* _SOURCE RECORDS_
####

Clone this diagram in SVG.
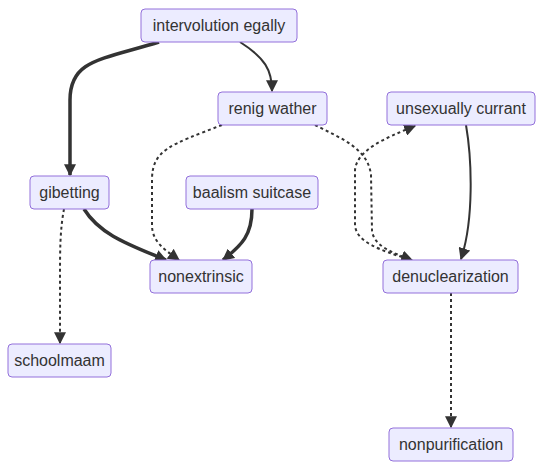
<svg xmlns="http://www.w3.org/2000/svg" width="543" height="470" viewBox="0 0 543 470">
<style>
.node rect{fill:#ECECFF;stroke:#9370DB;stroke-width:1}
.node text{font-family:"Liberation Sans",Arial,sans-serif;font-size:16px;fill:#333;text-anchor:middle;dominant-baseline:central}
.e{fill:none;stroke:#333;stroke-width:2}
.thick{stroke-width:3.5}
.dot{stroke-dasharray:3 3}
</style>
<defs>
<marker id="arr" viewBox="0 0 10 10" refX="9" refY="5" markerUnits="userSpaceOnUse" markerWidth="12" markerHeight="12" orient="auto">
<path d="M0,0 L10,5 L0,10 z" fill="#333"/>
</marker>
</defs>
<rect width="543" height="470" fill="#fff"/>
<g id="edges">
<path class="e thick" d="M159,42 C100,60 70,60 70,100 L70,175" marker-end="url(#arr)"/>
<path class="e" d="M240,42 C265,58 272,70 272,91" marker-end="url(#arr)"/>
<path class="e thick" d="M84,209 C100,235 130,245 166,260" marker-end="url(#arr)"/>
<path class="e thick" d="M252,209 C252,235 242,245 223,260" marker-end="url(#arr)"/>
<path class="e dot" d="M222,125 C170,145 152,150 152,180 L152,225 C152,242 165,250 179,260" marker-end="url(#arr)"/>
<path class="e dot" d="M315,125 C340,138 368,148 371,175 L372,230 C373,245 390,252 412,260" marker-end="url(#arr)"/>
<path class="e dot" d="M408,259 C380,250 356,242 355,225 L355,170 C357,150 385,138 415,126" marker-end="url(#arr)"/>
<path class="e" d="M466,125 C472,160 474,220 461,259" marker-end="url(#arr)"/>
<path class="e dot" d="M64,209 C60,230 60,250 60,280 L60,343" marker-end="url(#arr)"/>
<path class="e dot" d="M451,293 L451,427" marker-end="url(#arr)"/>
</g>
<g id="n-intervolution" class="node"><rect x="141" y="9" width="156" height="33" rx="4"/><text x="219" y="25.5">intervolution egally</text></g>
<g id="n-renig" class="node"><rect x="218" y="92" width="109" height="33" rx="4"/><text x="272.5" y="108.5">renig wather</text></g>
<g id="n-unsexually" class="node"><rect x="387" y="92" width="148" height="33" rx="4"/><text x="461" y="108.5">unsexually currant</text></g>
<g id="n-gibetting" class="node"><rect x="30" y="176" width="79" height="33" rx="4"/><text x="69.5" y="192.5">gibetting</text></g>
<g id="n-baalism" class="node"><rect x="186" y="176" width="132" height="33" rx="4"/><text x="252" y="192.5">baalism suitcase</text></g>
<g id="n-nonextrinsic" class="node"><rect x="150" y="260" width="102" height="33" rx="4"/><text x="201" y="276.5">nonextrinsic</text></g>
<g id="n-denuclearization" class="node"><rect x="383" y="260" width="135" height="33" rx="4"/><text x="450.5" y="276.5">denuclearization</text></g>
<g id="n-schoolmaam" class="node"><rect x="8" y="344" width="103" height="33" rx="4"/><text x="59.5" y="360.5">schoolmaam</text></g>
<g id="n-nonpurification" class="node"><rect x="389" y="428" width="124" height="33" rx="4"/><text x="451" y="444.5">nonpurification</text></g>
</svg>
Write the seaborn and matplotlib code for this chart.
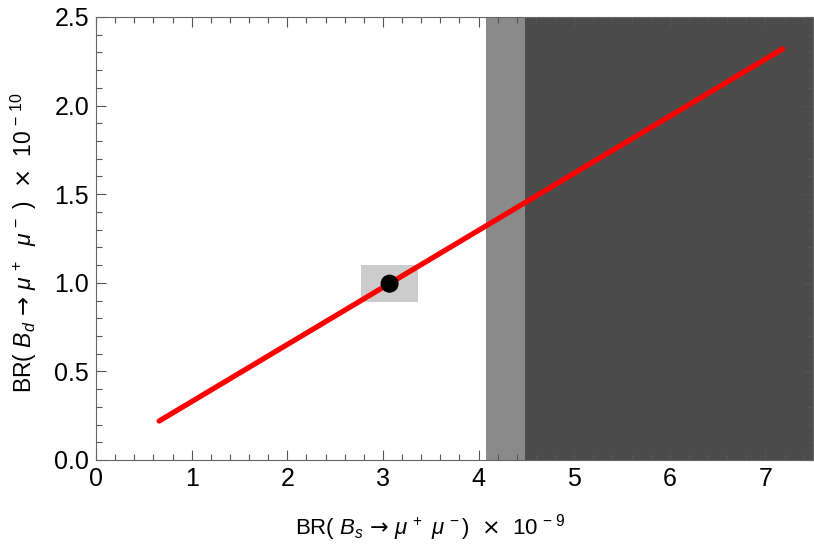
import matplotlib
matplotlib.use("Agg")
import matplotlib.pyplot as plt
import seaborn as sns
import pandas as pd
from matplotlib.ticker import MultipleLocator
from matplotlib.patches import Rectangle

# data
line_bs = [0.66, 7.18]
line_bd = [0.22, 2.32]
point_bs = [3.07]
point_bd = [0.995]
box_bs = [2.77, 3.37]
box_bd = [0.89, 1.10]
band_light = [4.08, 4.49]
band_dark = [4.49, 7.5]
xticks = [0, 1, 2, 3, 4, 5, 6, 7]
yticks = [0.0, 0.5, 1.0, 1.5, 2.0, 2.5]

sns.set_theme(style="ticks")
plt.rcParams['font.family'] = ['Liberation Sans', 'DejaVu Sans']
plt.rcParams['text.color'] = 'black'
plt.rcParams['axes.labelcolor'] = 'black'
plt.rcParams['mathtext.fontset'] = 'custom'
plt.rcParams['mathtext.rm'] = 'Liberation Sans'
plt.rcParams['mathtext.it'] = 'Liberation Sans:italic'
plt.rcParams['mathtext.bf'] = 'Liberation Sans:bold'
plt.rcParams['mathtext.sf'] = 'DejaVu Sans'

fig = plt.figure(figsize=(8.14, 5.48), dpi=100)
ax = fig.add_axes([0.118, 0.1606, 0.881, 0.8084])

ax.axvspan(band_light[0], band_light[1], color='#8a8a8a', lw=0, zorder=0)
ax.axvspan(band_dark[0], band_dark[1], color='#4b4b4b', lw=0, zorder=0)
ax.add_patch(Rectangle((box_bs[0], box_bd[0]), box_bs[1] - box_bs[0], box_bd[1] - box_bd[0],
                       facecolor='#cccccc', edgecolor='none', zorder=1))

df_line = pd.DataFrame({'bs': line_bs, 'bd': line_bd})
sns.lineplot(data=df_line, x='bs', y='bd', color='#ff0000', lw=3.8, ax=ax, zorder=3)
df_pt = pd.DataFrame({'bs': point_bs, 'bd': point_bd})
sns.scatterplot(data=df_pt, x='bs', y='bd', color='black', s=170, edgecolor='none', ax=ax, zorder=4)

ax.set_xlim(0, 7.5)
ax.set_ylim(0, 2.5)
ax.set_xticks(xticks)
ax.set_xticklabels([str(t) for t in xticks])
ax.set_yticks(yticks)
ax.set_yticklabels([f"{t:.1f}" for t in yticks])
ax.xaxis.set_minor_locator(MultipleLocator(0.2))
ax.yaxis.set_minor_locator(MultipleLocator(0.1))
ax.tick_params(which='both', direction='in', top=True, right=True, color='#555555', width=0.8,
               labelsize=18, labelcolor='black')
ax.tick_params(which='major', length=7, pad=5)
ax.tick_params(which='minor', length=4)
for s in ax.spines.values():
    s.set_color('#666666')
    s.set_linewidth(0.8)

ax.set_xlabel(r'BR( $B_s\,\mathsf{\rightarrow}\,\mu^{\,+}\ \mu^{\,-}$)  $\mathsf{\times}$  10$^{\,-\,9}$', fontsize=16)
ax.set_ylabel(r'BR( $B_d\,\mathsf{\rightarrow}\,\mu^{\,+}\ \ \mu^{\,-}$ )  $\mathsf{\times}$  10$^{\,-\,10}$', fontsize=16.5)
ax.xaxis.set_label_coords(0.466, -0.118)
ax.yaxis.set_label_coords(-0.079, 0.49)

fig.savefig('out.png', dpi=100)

####

* _GIVEN INSTRUCTION_
Find every line that has "seaborn" in it, then return those lines.

* _EXPECTED OUTPUT_
Write the seaborn and matplotlib code for this chart.
import seaborn as sns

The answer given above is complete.